Four million bricks went into the piers. Twenty of them, each one rising more than a hundred feet from the river bottom, marching in a slow procession across the Appomattox River valley. When the High Bridge opened to trains in 1854, it was 2,400 feet long and 125 feet above the water at maximum height. Eleven years later it would become the most fought-over piece of timber in central Virginia, set on fire by men running for their lives, saved by men running after them, and rebuilt by the same Confederate engineers who had tried to destroy it.
The Southside Railroad built it because Farmville's citizens had paid for the privilege. The original survey for the line between Petersburg and Lynchburg, completed by 1854, called for a lower-grade route bypassing Farmville to the north. Farmville's commercial interests raised the money to bring the line through town, but the route required an expensive crossing of the Appomattox River valley about six miles east of town. The result was the High Bridge. Twenty piers of locally-fired brick supported a wooden superstructure with a pedestrian walkway along the rail line. A separate lower wagon bridge crossed beneath it. The bridge was finished in 1852; the full line opened two years later. For a decade it carried freight and passengers between Petersburg and the Blue Ridge foothills.
On April 6, 1865, after the catastrophe at Sailor's Creek, the Confederate survivors of Anderson's and Gordon's corps raced for High Bridge. A Union raiding force of about 800 men under General Theodore Read had been sent to burn it from the east, hoping to trap Lee's army south of the river. Confederate cavalry intercepted them at the eastern end of the bridge on the morning of April 6, killing or capturing nearly the entire Union detachment in a sharp engagement remembered as the first Battle of High Bridge. The bridge survived. The next morning, April 7, as the last Confederate units crossed northward, they set fires meant to destroy both the railroad bridge and the wagon bridge beneath it. Union II Corps troops under Francis Barlow reached the eastern bridgehead at about seven a.m. while the fires were still spreading. They saved the wagon bridge intact and prevented the complete destruction of the railroad bridge above it. That outcome let the II Corps cross and pursue, which led directly to the fight at Cumberland Church that afternoon and to the surrender at Appomattox two days later.
After the war, Robert E. Lee directed the Confederate engineers who had attempted to destroy the bridge to rebuild it. The work was overseen by William "Billy" Mahone, the former Confederate general who before the war had been the Southside Railroad's president. Twenty-one new Fink-truss spans went up on the original brick piers in 1869. A year later Mahone combined the Southside with the Norfolk and Petersburg and the Virginia and Tennessee railroads to form the Atlantic, Mississippi and Ohio, a four-hundred-mile system stretching from Norfolk to Bristol. The Panic of 1873 broke the AM&O; new owners bought it and renamed it the Norfolk and Western in 1881. The N&W replaced the Fink trusses with Pratt trusses in 1886, swapping one span at a time without ever interrupting traffic. The whole bridge was rebuilt again in 1914.

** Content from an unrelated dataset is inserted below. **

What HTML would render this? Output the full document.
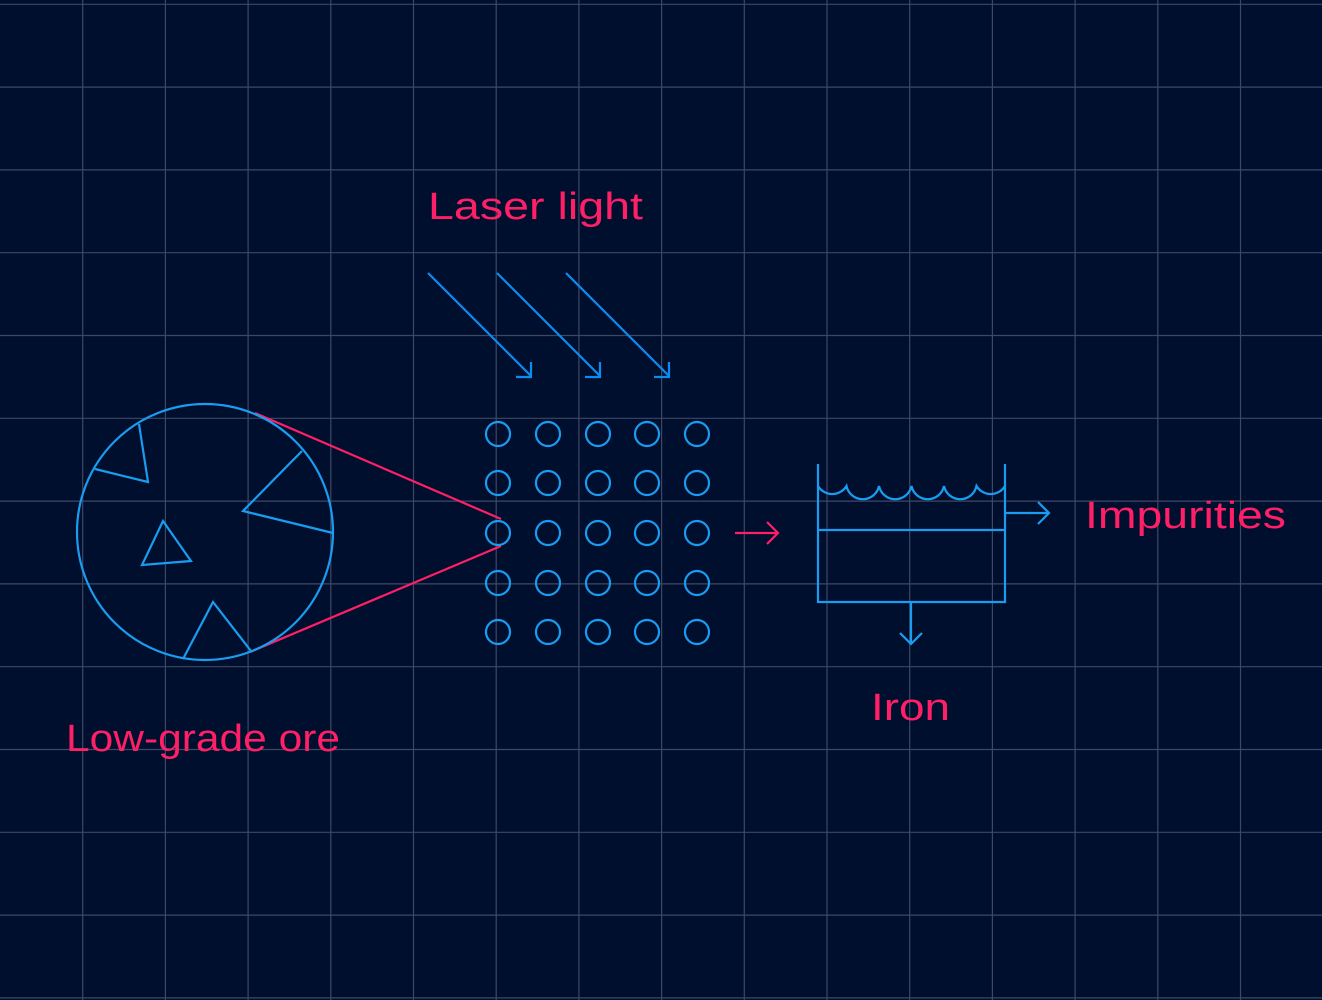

By the late twentieth century the bridge had become a hazard as well as a landmark. On August 9, 1989, nine young people walking out on the bridge were surprised by a westbound train moving at 40 miles per hour. Five made it to safety on the east end. Three others reached a small platform on the side. One man was struck and killed by the train. A young woman fell from the trestle to the rocks below and was critically injured. Norfolk Southern agreed afterward to install fences, post warning signs, and require crews to blow whistles approaching the bridge. A lawsuit settled with the dead man's parents in 1999. The accident accelerated discussions about whether the bridge had a future at all.
Cost made the decision. Maintaining the High Bridge was expensive, and Norfolk Southern had a parallel low-grade line, completed in 1916, that handled freight more efficiently. By 2005 the company had abandoned the corridor and donated 31 miles of right-of-way, including the bridge, to the Virginia Department of Conservation and Recreation. The renovated bridge opened to the public on April 6, 2012, the 147th anniversary of the day Confederate engineers had first set fire to it. The High Bridge Trail State Park now runs sixteen miles in each direction from the bridge. Walk across it today and you are 125 feet above the Appomattox River on a structure whose oldest pieces are 170 years old. The forest along the trail is mostly second growth, the same recovering Piedmont woodland that Lee's army passed through in 1865, looking for ground that would let them keep going west.
High Bridge crosses the Appomattox River at 37.31 N, 78.32 W, about six miles east of Farmville. The 2,400-foot viaduct is impossible to miss from the air; at 125 feet above the river it stands above the tree canopy across the entire river valley. Best viewed at 2,000 to 3,000 feet from the south. Nearest field is Farmville Regional (KFVX), 8 miles west. Crewe-Burkeville's Crewe Municipal (W81) is 15 miles south-southeast. Lynchburg Regional (KLYH) is 38 miles west.